Stated goal:
Set down, exactly as written, the lines from the top of the data to the line that holds "const _ = null;", and omit the pictures.

Collected data:
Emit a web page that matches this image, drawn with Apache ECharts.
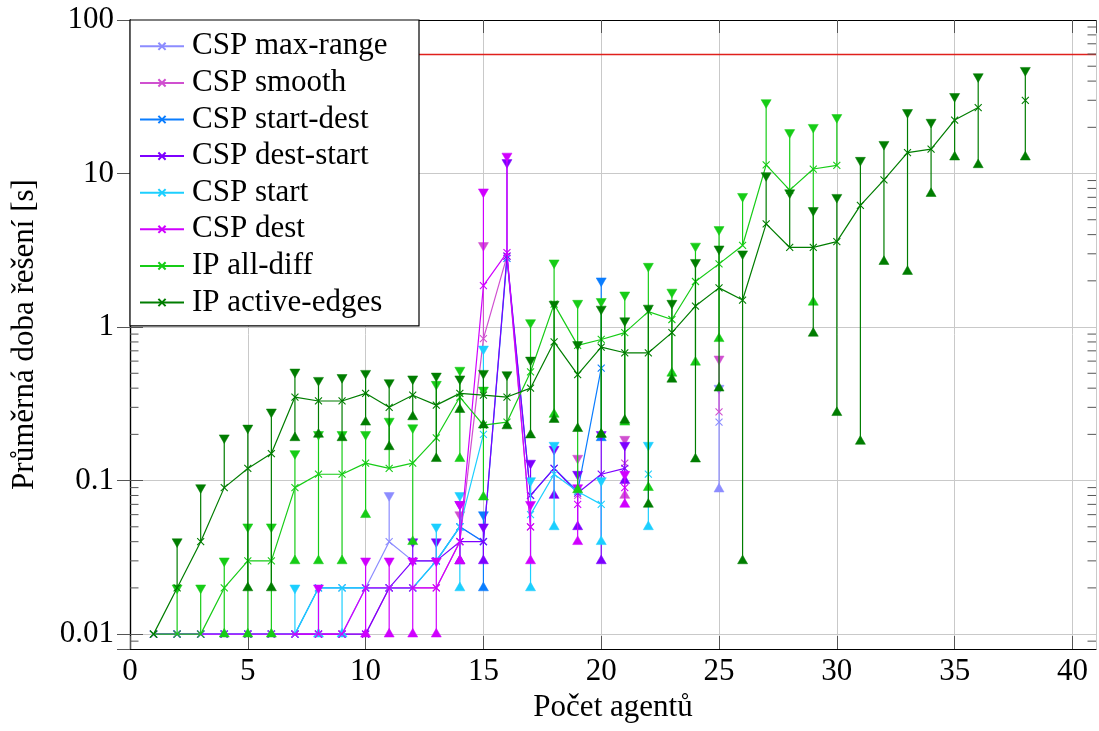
<!DOCTYPE html>
<html>
<head>
<meta charset="utf-8">
<script src="https://cdn.jsdelivr.net/npm/echarts@6/dist/echarts.min.js"></script>
<style>
  html, body { margin: 0; padding: 0; background: #fff; }
  #chart { width: 1099px; height: 731px; }
</style>
</head>
<body>
<div id="chart"></div>
<script>
const _ = null;

// Number of agents (x values)
const agents = [1,2,3,4,5,6,7,8,9,10,11,12,13,14,15,16,17,18,19,20,21,22,23,24,25,26,27,28,29,30,31,32,33,34,35,36,37,38];

// Mean solving time [s] and its min / max over the instances, per method
const maxRangeMean = [0.01,0.01,0.01,0.01,0.01,0.01,0.01,0.01,0.01,0.02, 0.04,0.03,0.03,0.05,0.04,_,_,_,_,_, _,_,_,_,0.24,_,_,_,_,_, _,_,_,_,_,_,_,_];
const maxRangeMin  = [_,_,_,_,_,_,_,_,_,_, _,_,_,_,_,_,_,_,_,_, _,_,_,_,0.088,_,_,_,_,_, _,_,_,_,_,_,_,_];
const maxRangeMax  = [_,_,_,_,_,_,_,_,_,_, 0.08,_,_,_,_,_,_,_,_,_, _,_,_,_,0.40,_,_,_,_,_, _,_,_,_,_,_,_,_];

const smoothMean = [0.01,0.01,0.01,0.01,0.01,0.01,0.01,0.01,0.01,0.01, 0.02,0.02,0.02,0.04,0.84,2.9,0.05,_,0.08,_, 0.13,_,_,_,0.28,_,_,_,_,_, _,_,_,_,_,_,_,_];
const smoothMin  = [_,_,_,_,_,_,_,_,_,_, _,_,_,0.03,_,_,_,_,_,_, 0.08,_,_,_,_,_,_,_,_,_, _,_,_,_,_,_,_,_];
const smoothMax  = [_,_,_,_,_,_,_,_,_,_, _,_,_,0.06,3.4,_,_,_,0.14,_, 0.186,_,_,_,0.62,_,_,_,_,_, _,_,_,_,_,_,_,_];

const startDestMean = [0.01,0.01,0.01,0.01,0.01,0.01,0.01,0.02,0.02,0.02, 0.02,0.02,0.03,0.05,0.04,2.8,0.08,0.12,0.085,0.54, _,_,_,_,_,_,_,_,_,_, _,_,_,_,_,_,_,_];
const startDestMin  = [_,_,_,_,_,_,_,_,_,_, _,_,_,_,0.02,_,_,_,_,0.19, _,_,_,_,_,_,_,_,_,_, _,_,_,_,_,_,_,_];
const startDestMax  = [_,_,_,_,_,_,_,_,_,_, _,_,_,_,0.06,_,_,_,_,2.0, _,_,_,_,_,_,_,_,_,_, _,_,_,_,_,_,_,_];

const destStartMean = [0.01,0.01,0.01,0.01,0.01,0.01,0.01,0.01,0.01,0.01, 0.02,0.03,0.03,0.04,0.04,2.9,0.08,0.12,0.083,0.11, 0.12,_,_,_,_,_,_,_,_,_, _,_,_,_,_,_,_,_];
const destStartMin  = [_,_,_,_,_,_,_,_,_,_, _,_,_,0.03,0.03,_,_,0.08,0.05,0.03, 0.10,_,_,_,_,_,_,_,_,_, _,_,_,_,_,_,_,_];
const destStartMax  = [_,_,_,_,_,_,_,_,_,_, _,0.04,0.04,0.07,0.05,11.8,0.13,0.16,0.11,0.20, 0.17,_,_,_,_,_,_,_,_,_, _,_,_,_,_,_,_,_];

const startMean = [0.01,0.01,0.01,0.01,0.01,0.01,0.01,0.02,0.02,0.02, 0.02,0.02,0.03,0.05,0.20,_,0.06,0.11,0.085,0.07, _,0.11,_,_,_,_,_,_,_,_, _,_,_,_,_,_,_,_];
const startMin  = [_,_,_,_,_,_,_,0.01,0.01,_, _,_,_,0.02,_,_,0.02,0.05,_,0.04, _,0.05,_,_,_,_,_,_,_,_, _,_,_,_,_,_,_,_];
const startMax  = [_,_,_,_,_,_,0.02,_,_,_, _,_,0.05,0.08,0.72,_,0.10,0.17,_,0.10, _,0.17,_,_,_,_,_,_,_,_, _,_,_,_,_,_,_,_];

const destMean = [0.01,0.01,0.01,0.01,0.01,0.01,0.01,0.01,0.01,0.02, 0.02,0.02,0.02,0.04,1.86,3.05,0.05,_,0.07,_, 0.09,_,_,_,_,_,_,_,_,_, _,_,_,_,_,_,_,_];
const destMin  = [_,_,_,_,_,_,_,_,_,0.01, 0.01,0.01,0.01,0.03,_,_,0.03,_,0.04,_, 0.07,_,_,_,_,_,_,_,_,_, _,_,_,_,_,_,_,_];
const destMax  = [_,_,_,_,_,_,_,0.02,_,0.03, 0.03,0.03,0.03,0.07,7.6,13,0.07,_,0.09,_, 0.11,_,_,_,_,_,_,_,_,_, _,_,_,_,_,_,_,_];

const allDiffMean = [0.01,0.01,0.01,0.02,0.03,0.03,0.09,0.11,0.11,0.13, 0.12,0.13,0.19,0.35,0.23,0.24,0.51,1.41,0.76,0.83, 0.92,1.26,1.12,1.98,2.58,3.4,11.4,7.8,10.7,11.3, _,_,_,_,_,_,_,_];
const allDiffMin  = [_,_,_,0.01,0.01,0.01,0.03,0.03,0.03,0.06, _,0.04,_,0.139,0.078,_,_,0.27,0.087,0.20, 0.24,0.09,0.50,0.59,0.84,_,_,_,1.45,_, _,_,_,_,_,_,_,_];
const allDiffMax  = [_,0.02,0.02,0.03,0.05,0.05,0.15,0.20,0.20,0.20, 0.244,0.221,0.424,0.524,0.389,_,1.07,2.62,1.43,1.47, 1.62,2.49,1.69,3.37,4.32,7.1,29,18.5,20,23.2, _,_,_,_,_,_,_,_];

const activeEdgesMean = [0.01,0.02,0.04,0.09,0.12,0.15,0.35,0.33,0.33,0.37, 0.30,0.36,0.31,0.37,0.36,0.35,0.40,0.80,0.49,0.74, 0.68,0.68,0.92,1.37,1.80,1.50,4.7,3.3,3.3,3.6, 6.2,9.1,13.7,14.4,22.3,26.9,_,30];
const activeEdgesMin  = [_,_,_,_,0.02,0.02,0.19,0.20,0.19,0.24, 0.166,0.26,0.139,0.29,0.23,0.227,0.198,0.25,0.218,0.20, 0.247,0.07,0.457,0.138,0.40,0.03,_,_,0.91,0.277, 0.18,2.67,2.3,7.4,12.8,11.4,_,12.8];
const activeEdgesMax  = [_,0.04,0.09,0.19,0.22,0.28,0.51,0.45,0.47,0.50, 0.435,0.46,0.48,0.46,0.50,0.49,0.61,1.41,0.77,1.31, 1.10,1.33,1.43,2.64,3.23,3.0,9.7,7.5,5.75,7.0, 12.2,15.5,25,21.6,31.8,42.8,_,47];

// Time limit [s]
const timeLimit = 60;

// Axis ticks and labels
const xTickLabels = ['0','5','10','15','20','25','30','35','40'];
const yTickValues = [0.01, 0.1, 1, 10, 100];
const yTickLabels = ['0.01','0.1','1','10','100'];
const yMinorTicks = [0.009,
  0.02,0.03,0.04,0.05,0.06,0.07,0.08,0.09,
  0.2,0.3,0.4,0.5,0.6,0.7,0.8,0.9,
  2,3,4,5,6,7,8,9,
  20,30,40,50,60,70,80,90];

const methods = [
  { name: 'CSP max-range',   color: '#8c8cff', mean: maxRangeMean,    lo: maxRangeMin,    hi: maxRangeMax },
  { name: 'CSP smooth',      color: '#d050d0', mean: smoothMean,      lo: smoothMin,      hi: smoothMax },
  { name: 'CSP start-dest',  color: '#0a7dff', mean: startDestMean,   lo: startDestMin,   hi: startDestMax },
  { name: 'CSP dest-start',  color: '#7d00ff', mean: destStartMean,   lo: destStartMin,   hi: destStartMax },
  { name: 'CSP start',       color: '#1ccfff', mean: startMean,       lo: startMin,       hi: startMax },
  { name: 'CSP dest',        color: '#d000ff', mean: destMean,        lo: destMin,        hi: destMax },
  { name: 'IP all-diff',     color: '#16cc16', mean: allDiffMean,     lo: allDiffMin,     hi: allDiffMax },
  { name: 'IP active-edges', color: '#007d00', mean: activeEdgesMean, lo: activeEdgesMin, hi: activeEdgesMax }
];

const FONT = '"Liberation Serif", "Times New Roman", serif';
const X_MAX = 41;
const crossSymbol = 'path://M0,0L10,10M10,0L0,10';

// Filled triangle centred on p; dir = 1 points up, dir = -1 points down
function triangle(p, dir, color) {
  const r = 5.8, hw = r * 0.866;
  const apexY = p[1] - dir * r, baseY = p[1] + dir * r / 2;
  return {
    type: 'polygon',
    shape: { points: [[p[0], apexY], [p[0] - hw, baseY], [p[0] + hw, baseY]] },
    style: { fill: color, stroke: color, lineWidth: 0.5 }
  };
}

function rangeSeries(m, z) {
  return {
    type: 'custom',
    name: m.name + ' (min–max)',
    z: z,
    silent: true,
    clip: false,
    animation: false,
    encode: { x: 0, y: 1 },
    data: agents.map((x, i) => [x, m.mean[i], m.lo[i], m.hi[i]].map(v => v === null ? '-' : v)),
    renderItem(params, api) {
      const x = api.value(0), mean = api.value(1), lo = api.value(2), hi = api.value(3);
      if (!isFinite(mean)) return;
      const pm = api.coord([x, mean]);
      const pTop = isFinite(hi) ? api.coord([x, hi]) : pm;
      const pBot = isFinite(lo) ? api.coord([x, lo]) : pm;
      const children = [];
      if (pTop[1] !== pBot[1]) {
        children.push({
          type: 'line',
          shape: { x1: pm[0], y1: pTop[1], x2: pm[0], y2: pBot[1] },
          style: { stroke: m.color, lineWidth: 1.2 }
        });
      }
      if (isFinite(hi)) children.push(triangle(pTop, -1, m.color));
      if (isFinite(lo)) children.push(triangle(pBot, 1, m.color));
      return { type: 'group', children: children };
    }
  };
}

function meanSeries(m, z, extra) {
  return Object.assign({
    type: 'line',
    name: m.name,
    z: z,
    silent: true,
    animation: false,
    clip: false,
    connectNulls: false,
    showAllSymbol: true,
    symbol: crossSymbol,
    symbolSize: 7,
    data: agents.map((x, i) => [x, m.mean[i] === null ? '-' : m.mean[i]]),
    lineStyle: { color: m.color, width: 1.2 },
    itemStyle: { color: m.color, borderColor: m.color, borderWidth: 1.1 },
    emphasis: { disabled: true }
  }, extra || {});
}

const series = [];
methods.forEach((m, i) => {
  series.push(rangeSeries(m, 2 + 2 * i));
  const extra = (i === methods.length - 1) ? {
    markLine: {
      silent: true,
      symbol: 'none',
      label: { show: false },
      lineStyle: { color: '#e0201c', width: 1.3, type: 'solid' },
      data: [{ yAxis: timeLimit }]
    }
  } : null;
  series.push(meanSeries(m, 3 + 2 * i, extra));
});

// Minor ticks of the logarithmic axis, on both the left and right frame edge
series.push({
  type: 'custom',
  name: 'minor-ticks',
  z: 30,
  silent: true,
  clip: false,
  animation: false,
  data: yMinorTicks.map(v => [0, v]),
  encode: { x: 0, y: 1 },
  renderItem(params, api) {
    const v = api.value(1);
    const l = api.coord([0, v]);
    const r = api.coord([X_MAX, v]);
    const len = 8.5;
    return {
      type: 'group',
      children: [
        { type: 'line', shape: { x1: l[0], y1: l[1], x2: l[0] + len, y2: l[1] }, style: { stroke: '#555', lineWidth: 1 } },
        { type: 'line', shape: { x1: r[0], y1: r[1], x2: r[0] - len, y2: r[1] }, style: { stroke: '#555', lineWidth: 1 } }
      ]
    };
  }
});

const frameLine = { show: true, lineStyle: { color: '#000', width: 1.2 } };
const majorTick = { show: true, inside: true, length: 13, lineStyle: { color: '#555', width: 1 } };
const gridLine = { show: true, lineStyle: { color: '#c9c9c9', width: 1 } };

function yLabel(v) {
  const i = yTickValues.findIndex(t => Math.abs(Math.log10(t) - Math.log10(v)) < 1e-6);
  return i >= 0 ? yTickLabels[i] : '';
}

const option = {
  backgroundColor: '#fff',
  animation: false,
  grid: { left: 130, right: 3, top: 20, bottom: 82, containLabel: false },
  legend: {
    data: methods.map(m => m.name),
    orient: 'vertical',
    left: 130,
    top: 20,
    itemWidth: 44,
    itemHeight: 9,
    itemGap: 0,
    padding: [8, 12, 5, 9],
    backgroundColor: '#fff',
    borderColor: '#000',
    borderWidth: 1.2,
    borderRadius: 0,
    selectedMode: false,
    textStyle: { fontFamily: FONT, fontSize: 31, color: '#000', lineHeight: 36.6, width: 215, padding: [0, 0, 0, 3] },
    z: 50
  },
  xAxis: [
    {
      type: 'value', position: 'bottom', min: 0, max: X_MAX, interval: 5,
      axisLine: frameLine, axisTick: majorTick, splitLine: gridLine,
      axisLabel: {
        margin: 7, color: '#000', fontFamily: FONT, fontSize: 31, showMaxLabel: false,
        formatter: v => { const i = Math.round(v / 5); return (v % 5 === 0 && i < xTickLabels.length) ? xTickLabels[i] : ''; }
      },
      name: 'Počet agentů', nameLocation: 'middle', nameGap: 35,
      nameTextStyle: { fontFamily: FONT, fontSize: 31, color: '#000' }
    },
    {
      type: 'value', position: 'top', min: 0, max: X_MAX, interval: 5,
      axisLine: frameLine, axisTick: majorTick, splitLine: { show: false }, axisLabel: { show: false }
    }
  ],
  yAxis: [
    {
      type: 'log', logBase: 10, position: 'left', min: 0.008, max: 100,
      axisLine: frameLine, axisTick: majorTick, splitLine: gridLine,
      axisLabel: { margin: 16, color: '#000', fontFamily: FONT, fontSize: 31, showMinLabel: false, formatter: yLabel },
      name: 'Průměrná doba řešení [s]', nameLocation: 'middle', nameGap: 90, nameRotate: 90,
      nameTextStyle: { fontFamily: FONT, fontSize: 31, color: '#000' }
    },
    {
      type: 'log', logBase: 10, position: 'right', min: 0.008, max: 100,
      axisLine: frameLine, axisTick: majorTick, splitLine: { show: false }, axisLabel: { show: false }
    }
  ],
  series: series
};

const chart = echarts.init(document.getElementById('chart'), null, { renderer: 'canvas' });
chart.setOption(option);
</script>
</body>
</html>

Final result:
Emit a web page that matches this image, drawn with Apache ECharts.
<!DOCTYPE html>
<html>
<head>
<meta charset="utf-8">
<script src="https://cdn.jsdelivr.net/npm/echarts@6/dist/echarts.min.js"></script>
<style>
  html, body { margin: 0; padding: 0; background: #fff; }
  #chart { width: 1099px; height: 731px; }
</style>
</head>
<body>
<div id="chart"></div>
<script>
const _ = null;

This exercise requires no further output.